DES MOINES — The state agency director who was dismissed six weeks ago says he’s taking legal action to clear his name — and to send a message to his former employees in the Department of Human Services.

Jerry Foxhoven held a news conference Thursday. “Initially I just wanted to move on…then I think there was all this innuendo from the governor’s office and so forth that made it look like I did something wrong,” Foxhoven said. “…It goes back to those 4000 people. They needed to hear from me, ‘I didn’t do anything wrong,’ and that I stood by what I asked them to do which was follow the rules and do the right thing.”

Governor Reynolds has said she wants the agency to move in a different direction and, on Monday, Reynolds said Jerry Foxhoven had not raised any concerns about using agency money to continue paying the salary for a member of her staff. Foxhoven says he first tried to speak with the governor.

“Several months before this occurred I sent the governor a text asking to meet with her and talk to her privately and said it could be very short,” Foxhoven told reporters this morning, “and I never even got a response to it.”

Foxhoven said he did discuss the matter with the governor’s chief of staff shortly before he was terminated.

“The bottom line is I had a phone conversation with her and I made it very clear that I questioned whether it was legal or not,” Foxhoven said.

Foxhoven said the legislature set aside money to pay for a new staff member in the governor’s office and he was concerned he lacked the authority to divert money from DHS operations to continue paying a member of the governor’s staff.

“If they’re saying that they’re denying that I had concerns about that and that I was going to the attorney general’s office, then they’re not telling the truth,” Foxhoven said.

Foxhoven’s lawyer will first file a claim with the Iowa Appeals Board, alleging Foxhoven was retaliated against and forced from his job because he was a whistle blower.

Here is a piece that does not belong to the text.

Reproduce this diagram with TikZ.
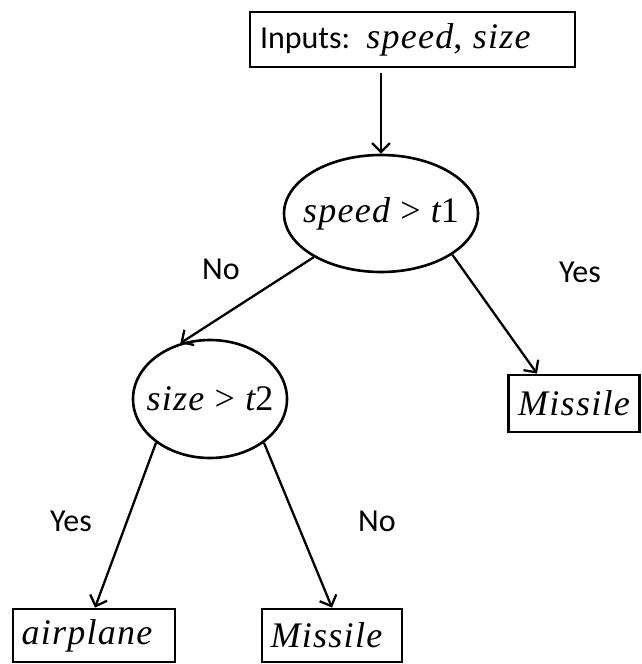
\documentclass[tikz,border=0pt]{standalone}
\usepackage{fontspec}
\newfontfamily\calibri{Carlito}
\newfontfamily\mathserif[LetterSpace=3.5]{Liberation Serif}
\newcommand\mvar[1]{{\itshape #1}}
\newcommand\fixw[1]{\makebox[0pt]{#1}}
\usetikzlibrary{shapes.geometric,arrows.meta}
\begin{document}
\begin{tikzpicture}[x=1pt,y=-1pt,
  txt/.style={font=\calibri\fontsize{32}{38}\selectfont},
  mth/.style={font=\mathserif\fontsize{36}{42}\selectfont},
  box/.style={draw,line width=2.8pt,rectangle,inner sep=0pt},
  oval/.style={draw,line width=2.6pt,ellipse,inner sep=0pt},
  arr/.style={line width=2.3pt,-{Straight Barb[length=9pt,width=18pt,line width=2.3pt]}}
]
\useasboundingbox (0,0) rectangle (642,664);
\node[box,txt,text width=305pt,inner xsep=10pt,align=left,minimum height=55pt] (top) at (412.5,39.5) {Inputs: {\mathserif\fontsize{36}{42}\selectfont\mvar{speed}, \mvar{size}}};
\node[oval,mth,minimum width=194pt,minimum height=117pt] (e1) at (381,213.5) {\fixw{\mvar{speed} > \mvar{t}1}};
\node[oval,mth,minimum width=154pt,minimum height=118pt] (e2) at (210,399) {\fixw{\mvar{size} > \mvar{t}2}};
\node[box,mth,minimum width=131pt,minimum height=57pt] (m1) at (574,403.5) {\fixw{\mvar{Missile}}};
\node[box,mth,minimum width=162pt,minimum height=53pt] (air) at (94,635.5) {\fixw{\hspace{-14pt}\mvar{airplane}}};
\node[box,mth,minimum width=140pt,minimum height=53pt] (m2) at (332,635.5) {\fixw{\hspace{-11pt}\mvar{Missile}}};

\draw[arr,shorten <=5pt] (e1.north |- top.south) -- (e1.north);
\draw[arr] (e1.213) -- (e2.118);
\draw[arr] (e1.330) -- ([xshift=-37pt]m1.north);
\draw[arr] (e2.219) -- ([xshift=1pt]air.north);
\draw[arr] (e2.321) -- (m2.north);

\node[txt] (no1) at (221,269) {No};
\node[txt] (yes1) at (580,272) {Yes};
\node[txt] (yes2) at (71,521) {Yes};
\node[txt] (no2) at (377,521) {No};
\end{tikzpicture}
\end{document}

Foxhoven’s attorney said it’s unlikely the state will offer a settlement and he expects to file a lawsuit against the governor, her chief of staff, her legal counsel and the State of Iowa in early 2020.

Foxhoven, who is an attorney, said he’s looking for his own “next adventure” working for a non-profit group.

AUDIO of Foxhoven’s news conference, 45:00

Governor Kim Reynolds issued a written statement late Thursday afternoon.

“As I have consistently shared with Iowans, many factors went into my decision to ask for Jerry Foxhoven’s resignation,” Reynolds said. “Foxhoven never raised concerns with me or my staff about the salary agreements in question, and he never asked my staff for a legal opinion or said he would be reaching out to the Attorney General’s office for one. I would never ask anyone to do something they thought was illegal. My focus remains on the many Iowans that DHS serves, and I am committed to selecting a new director who will take this agency to the next level.”